Construction of coronal hole and active region magnetohydrostatic solutions in two dimensions: Force and energy balance

TL;DR

This paper develops semi-analytical 2D magnetohydrostatic models of solar coronal structures, incorporating thermal and energy balances, to better understand the physical properties of coronal holes and active regions.

Contribution

It introduces a unified thermal structure model for both coronal holes and active regions, including energy balance via thermal conduction and radiative losses, which was not previously achieved.

Findings

Coronal holes are modeled as cold, under-dense plasma in open magnetic fields.

Active regions are represented as hot, over-dense plasma in closed magnetic configurations.

Temperature dependence on height can prevent thermal equilibrium in certain regions.

Abstract

Coronal holes and active regions are typical magnetic structures found in the solar atmosphere. We propose several magnetohydrostatic equilibrium solutions that are representative of these structures in two dimensions. Our models include the effect of a finite plasma-$\beta$ and gravity, but the distinctive feature is that we incorporate a thermal structure with properties similar to those reported by observations. We developed a semi-analytical method to compute the equilibrium configuration.
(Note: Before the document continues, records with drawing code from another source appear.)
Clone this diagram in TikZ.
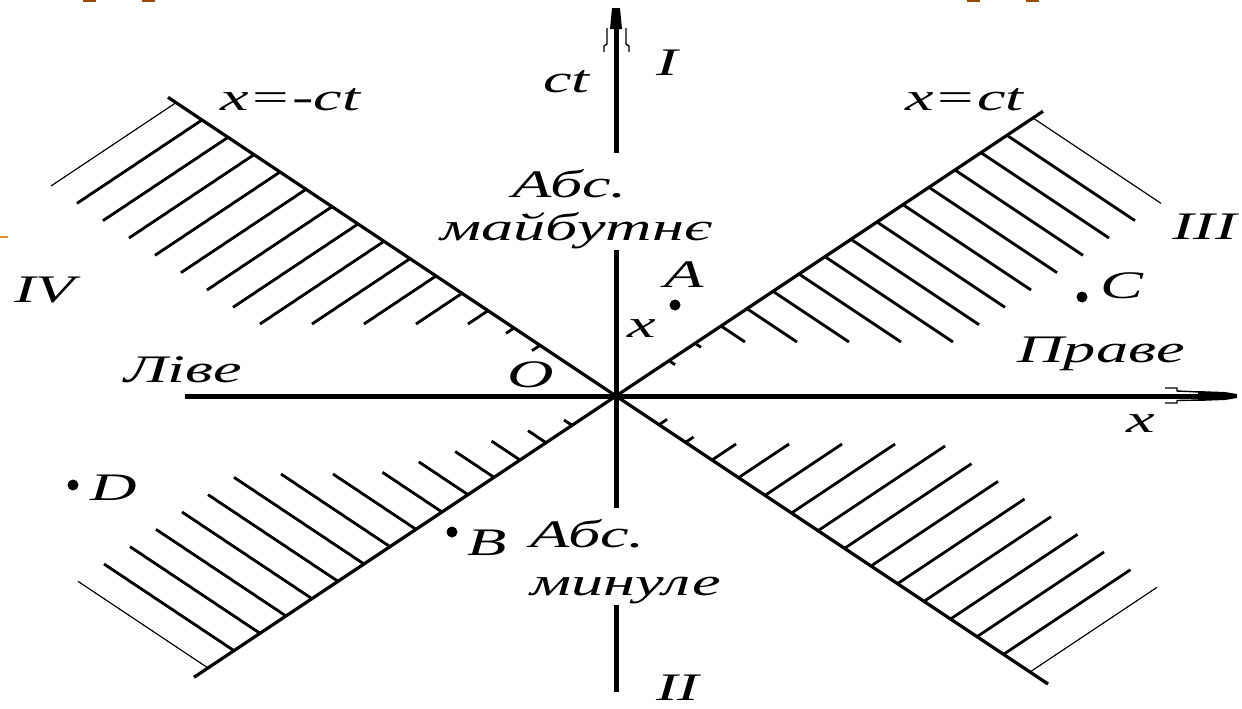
\documentclass[tikz,border=0pt]{standalone}
\usepackage{fontspec}
\newfontfamily\labfont[FakeStretch=1.65]{Liberation Serif}
\definecolor{tabbrown}{HTML}{9A4A00}
\definecolor{taborange}{HTML}{E0901E}
\begin{document}
\begin{tikzpicture}[x=0.5pt,y=-0.5pt,
  lab/.style={font=\labfont\itshape\fontsize{19.5}{20}\selectfont, inner sep=0pt, anchor=base west},
  axisline/.style={line width=2.5pt},
  cone/.style={line width=1.6pt},
  hatchline/.style={line width=1.4pt},
  thinhatch/.style={line width=0.6pt},
  barb/.style={line width=0.7pt},
  event/.style={circle, fill=black, inner sep=0pt, minimum size=5.5pt}]
\useasboundingbox[fill=white] (0,0) rectangle (1242,708);
% slide remnants
\fill[tabbrown] (83,0) rectangle (96,2);
\fill[tabbrown] (142,0) rectangle (155,2);
\fill[tabbrown] (967,0) rectangle (980,2);
\fill[tabbrown] (1026,0) rectangle (1039,2);
\fill[taborange] (0,235.5) rectangle (8,238);
% key points
\coordinate (O) at (616,396);
\coordinate (ULe) at (168,97.3);
\coordinate (URe) at (1043,111.3);
\coordinate (LLe) at (194,677.3);
\coordinate (LRe) at (1048,684);
\coordinate (xL) at (185,396);
\coordinate (xR) at (1200,396);
\coordinate (tB) at (616,692);
\coordinate (tT) at (616,28);
% axes
\draw[axisline] (xL) -- (xR);
\draw[axisline] (tB) -- (616,605);
\draw[axisline] (616,508) -- (616,250);
\draw[axisline] (616,153) -- (tT);
% arrow heads
\fill (610,29) -- (622,29) -- (620,8) -- (612,8) -- cycle;
\draw[barb] (607,28) -- (607,44) -- (604,46) -- (604,52);
\draw[barb] (626,28) -- (626,44) -- (629,46) -- (629,52);
\fill (1198,391) -- (1225,392) -- (1237,394) -- (1237,398) -- (1225,400) -- (1198,401) -- cycle;
\draw[barb] (1165,388) -- (1177,388) -- (1177,391) -- (1200,392);
\draw[barb] (1165,403) -- (1177,403) -- (1177,400.5) -- (1200,400);
% light cone
\draw[cone] (O) -- (ULe);
\draw[cone] (O) -- (URe);
\draw[cone] (O) -- (LLe);
\draw[cone] (O) -- (LRe);
% hatching upper left
\foreach \k in {0,...,14} {
  \pgfmathsetmacro\d{440-26*\k}
  \pgfmathsetmacro\t{max(8,min(125,\d-108))}
  \ifnum\k=0 \tikzset{hs/.style={thinhatch}}\else\tikzset{hs/.style={hatchline}}\fi
  \draw[hs] ({616-\d},{396-2/3*\d}) -- ++({-\t},{2/3*\t});
}
% hatching upper right
\foreach \k in {0,...,14} {
  \pgfmathsetmacro\d{417-26*\k}
  \pgfmathsetmacro\t{max(6,min(128,\d-81))}
  \ifnum\k=0 \tikzset{hs/.style={thinhatch}}\else\tikzset{hs/.style={hatchline}}\fi
  \draw[hs] ({616+\d},{396-2/3*\d}) -- ++({\t},{2/3*\t});
}
% hatching lower left
\foreach \k in {0,...,14} {
  \pgfmathsetmacro\d{408-26*\k}
  \pgfmathsetmacro\t{max(8,min(130,max(\d-117,0.4*\d-10)))}
  \ifnum\k=0 \tikzset{hs/.style={thinhatch}}\else\tikzset{hs/.style={hatchline}}\fi
  \draw[hs] ({616-\d},{396+2/3*\d}) -- ++({-\t},{-2/3*\t});
}
% hatching lower right
\foreach \k in {0,...,14} {
  \pgfmathsetmacro\d{414-26.5*\k}
  \pgfmathsetmacro\t{max(8,min(127,\d-72))}
  \ifnum\k=0 \tikzset{hs/.style={thinhatch}}\else\tikzset{hs/.style={hatchline}}\fi
  \draw[hs] ({616+\d},{396+2/3*\d}) -- ++({\t},{-2/3*\t});
}
% events
\node[event] (A) at (675,305) {};
\node[event] (B) at (452,532) {};
\node[event] (C) at (1082,297) {};
\node[event] (D) at (73,485) {};
% labels
\node[lab] (ct) at (543,92) {ct};
\node[lab] (I) at (656,75) {I};
\node[lab] (xmct) at (220,110) {x=-ct};
\node[lab] (xct) at (905,110) {x=ct};
\node[lab] (III) at (1172,239) {III};
\node[lab] (IV) at (14,302) {IV};
\node[lab] (abs1) at (512,197) {Абс.};
\node[lab] (fut) at (440,240) {майбутнє};
\node[lab] (Alab) at (664,287) {A};
\node[lab] (xs) at (627,337) {x};
\node[lab] (Clab) at (1100,298) {C};
\node[lab] (right) at (1017,362) {Праве};
\node[lab] (left) at (124,382) {Ліве};
\node[lab] (Olab) at (507,387) {O};
\node[lab] (xlab) at (1126,432) {x};
\node[lab] (Dlab) at (90,500) {D};
\node[lab] (Blab) at (467,555) {B};
\node[lab] (abs2) at (530,547) {Абс.};
\node[lab] (past) at (530,595) {минуле};
\node[lab] (II) at (656,700) {II};
\end{tikzpicture}
\end{document}
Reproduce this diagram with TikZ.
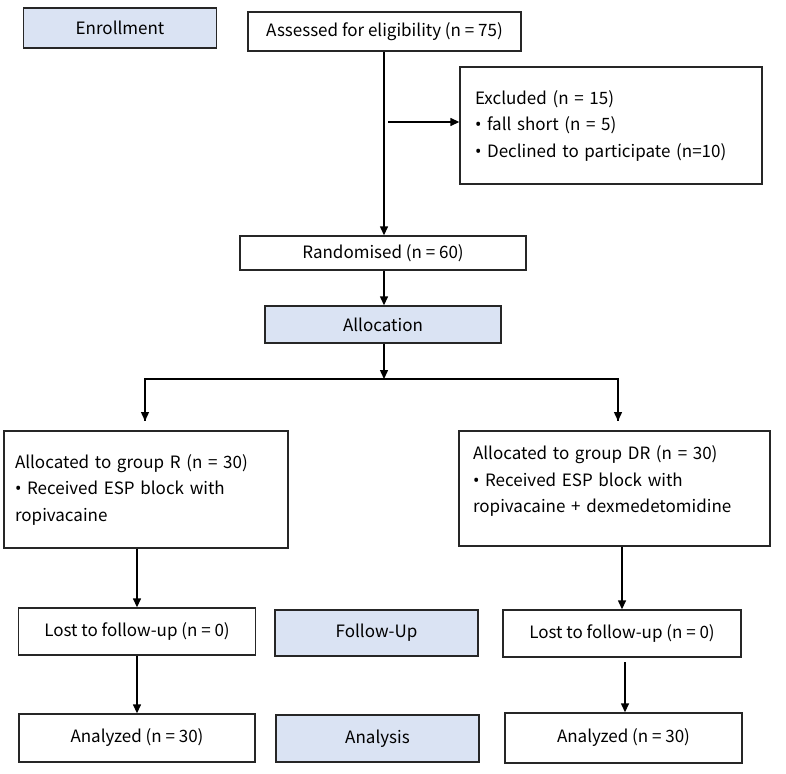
\documentclass[tikz,border=0pt]{standalone}
\usepackage{fontspec}
\setmainfont{Noto Sans CJK SC}
\newfontfamily\bulfont{Noto Sans}
\newcommand{\bul}{{\bulfont\char"2022}\ }
\usetikzlibrary{arrows.meta}
\definecolor{bluefill}{HTML}{DAE3F3}
\definecolor{edge}{HTML}{262626}
\begin{document}
\begin{tikzpicture}[x=1pt,y=-1pt,
  box/.style={draw=edge, line width=1.4pt, inner sep=0pt, font=\fontsize{17}{21}\selectfont},
  bluebox/.style={box, fill=bluefill},
  listbox/.style={box, align=left, font=\fontsize{17}{26.5}\selectfont},
  arr/.style={draw=black, line width=1.4pt, -{Triangle[length=9pt,width=8pt]}},
  plain/.style={draw=black, line width=1.4pt}]
\useasboundingbox (0,0) rectangle (786,773);
\fill[white] (0,0) rectangle (786,773);

\node[bluebox, minimum width=193pt, minimum height=40pt] (enr) at (120,28) {Enrollment};
\node[box, minimum width=273pt, minimum height=39pt] (ass) at (384.5,31.5) {Assessed for eligibility (n = 75)};
\node[listbox, minimum width=302pt, minimum height=117pt, text width=272pt] (exc) at (611,125.5)
  {Excluded (n = 15)\\ \bul fall short (n = 5)\\ \bul Declined to participate (n=10)};
\node[box, minimum width=286pt, minimum height=34pt] (ran) at (383,253) {Randomised (n = 60)};
\node[bluebox, minimum width=236pt, minimum height=37pt] (alo) at (383,324.5) {Allocation};

\node[listbox, minimum width=284pt, minimum height=117pt, text width=262pt] (gr) at (146,489.5)
  {Allocated to group R (n = 30)\\ \bul Received ESP block with\\ ropivacaine};
\node[listbox, minimum width=311pt, minimum height=115pt, text width=283pt] (gdr) at (614.5,488.5)
  {Allocated to group DR (n = 30)\\ \bul Received ESP block with\\ ropivacaine + dexmedetomidine\\[-8.5pt]\mbox{}};

\node[box, minimum width=237pt, minimum height=47pt] (l1) at (137,631.5) {Lost to follow-up (n = 0)};
\node[bluebox, minimum width=203pt, minimum height=46pt] (fu) at (376.5,633) {Follow-Up};
\node[box, minimum width=238pt, minimum height=47pt] (l2) at (622,633.5) {Lost to follow-up (n = 0)};

\node[box, minimum width=236pt, minimum height=48pt] (a1) at (137,738) {Analyzed (n = 30)};
\node[bluebox, minimum width=203pt, minimum height=47pt] (an) at (377.5,738.5) {Analysis};
\node[box, minimum width=237pt, minimum height=50pt] (a2) at (623.5,738) {Analyzed (n = 30)};

% connectors
\coordinate (exs) at (388,122);
\coordinate (brc) at (384,379);
\coordinate (tl) at (145,421);
\coordinate (tr) at (618,421);
\coordinate (r2s) at (625,662);

\draw[arr] (ass.south -| brc) -- (ran.north -| brc);
\draw[arr] (exs) -- (exs -| exc.west);
\draw[arr] (ran.south -| brc) -- (alo.north -| brc);
\draw[arr] (alo.south -| brc) -- (brc);
\draw[plain] (brc) -| (tl);
\draw[arr] (tl |- brc) -- (tl);
\draw[plain] (brc) -| (tr);
\draw[arr] (tr |- brc) -- (tr);
\draw[arr] (gr.south -| l1.north) -- (l1.north);
\draw[arr] (l1.south) -- (a1.north);
\draw[arr] (gdr.south -| l2.north) -- (l2.north);
\draw[arr] (r2s) -- (r2s |- a2.north);
\end{tikzpicture}
\end{document}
Using this method, we obtain cold and under-dense plasma structures in open magnetic fields representing coronal holes, while in closed magnetic configurations, we achieve the characteristic hot and over-dense plasma arrangements of active regions. Although coronal holes and active regions seem to be antagonistic structures, we find that they can be described using a common thermal structure that depends on the flux function. In addition to the force balance, the energy balance is included in the constructed models using an a posteriori approach. From the two-dimensional computation of thermal conduction and radiative losses in our models, we infer the required heating function to achieve energy equilibrium. We find that the temperature dependence on height is an important parameter that may prevent the system from accomplishing thermal balance at certain spatial locations. The implications of these results are discussed in detail.